Lost.
Trapped in an obsolete, incomplete and fundamentally flawed and failing social narrative of being human in a world of Growth, as a 20th Century corruption of a 19th Century social narrative of Progress into an infinitely receding geobiophysical Frontier, through technological innovation and economies of scale.
This narrative took root in the early part of the 19th Century, within an experience that Nature is vast, and we are not, so we could just take and take and take from Nature, without ever caring for the consequences of our taking, because those consequences would just disappear into the Frontier, reabsorbed back into Nature, without consequence. To us.
It ended at the fin de siecle, during the Gilded Age, as humanity became, for the first time in our time upon this Earth, truly planetary, and there were no more frontiers; no more “strange new worlds”; no more “new life and new civilizations”. Everywhere on earth that we went, somebody was already there.
Our first response was industrialized warfare on a planetary scale, punctuated by a Great Depression and a New Deal that became a New International Order defined by a Cold War that became an Arms Race that became a Space Race, a race that was won by the United States at 10:58 pm Eastern Daylight Time on July 20, 1969, when American Astronaut Neil Armstrong, Mission Commander of the Apollo 11 Moon Mission stepped out of the lunar lander Eagle, taking his historic:
One small step for a man. One giant leap for Mankind.
But the step Neil took was not the leap we were expecting.
Humanity traveled to the moon expecting to find a New Frontier for renewed geobiophysical expansion through new technological innovation and ever-larger economies of scale.
When we got there, all we found was rocks.
And this New Reality: we have the earth, and it is well and truly ours; also, it is what we have.
Will it be enough?

We are still struggling with this new reality of being human on a planetary scale, and within planetary limits.
Some refuse to accept those limits, choosing instead to believe that our future lies in Space, colonizing and terraforming Mars and then hopscotching our way from new planet to new planet expanding out into the infinite vastness of an infinitely expanding Universe.
Most just don’t think about it, choosing instead to believe that we can just reduce Progress to Growth, as the simple, numerical increase in transaction volumes measured in prices paid in money, from one period of measurement to the next.

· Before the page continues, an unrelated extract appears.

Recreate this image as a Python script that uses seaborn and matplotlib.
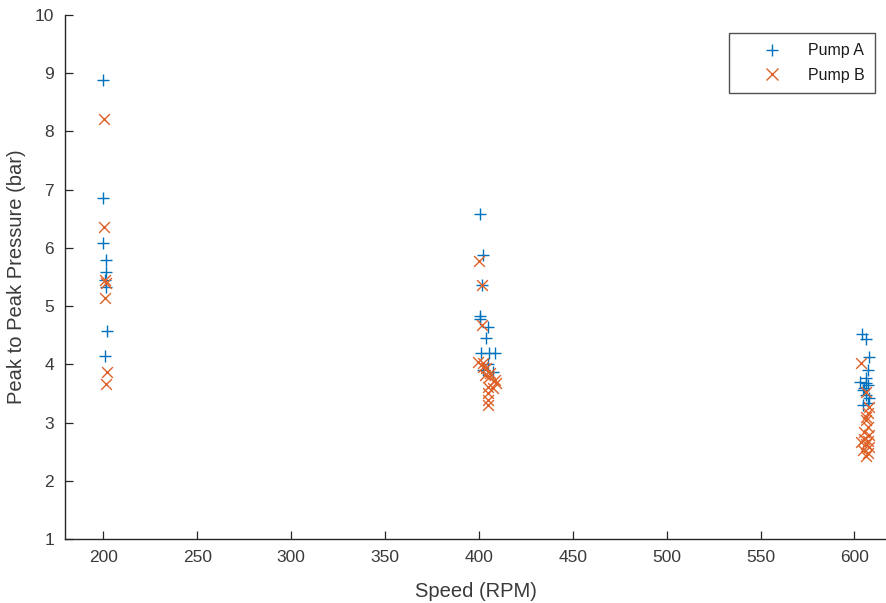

But there is only one place in all of our human experience where this reduction of physical quality of life to numerical quantities of money holds true.
And that is the capital markets.
These markets are a place of prices, where everything is reduced to numbers, and these numbers must grow for the markets to deliver liquidity to market participants – buyers will buy, so that sellers can sell – that market participants require of the markets as the sine quo non of their participation: without growth, there is no liquidity in the markets; without liquidity, there are no participants in the markets; without participants, there are no markets, and no possibilities for market professionals to make money making markets.
This functional truth about the capital markets became the kernel of truth at the core of a whole lot of nonsense that became the new social narrative of Growth, as a special pleading for the special interests of capital markets professionals in making the capital markets the engine of our prosperity, and the new driver of our new human history.
This brings us to where we are today, heirs in these opening decades of the 21st Century, to a social narrative passed onto us from the closing decades of the 20th Century, that is incomplete, obsolete, fundamentally flaws and failing to deliver choices, and the ability to chose, within our truly planetary population that are right for our times, and fit to the circumstances in which we are now living.

The problem is money.
And the primacy of the capital markets at the core of a Myth of Growth, built upon the axiomatic assertion of the false equivalency of more (for them) = better (for all).
The solution is also money.
And a new social narrative of being human in society, through economy, using money on a planetary scale in the 21st Century, that rejects the false equivalency of more = better, and the primacy of the capital markets with their insatiable appetite for growth, with a new story about the existential connections between quantities of money and quality of life that need to be balanced for social cohesion ongoing into a dignified future.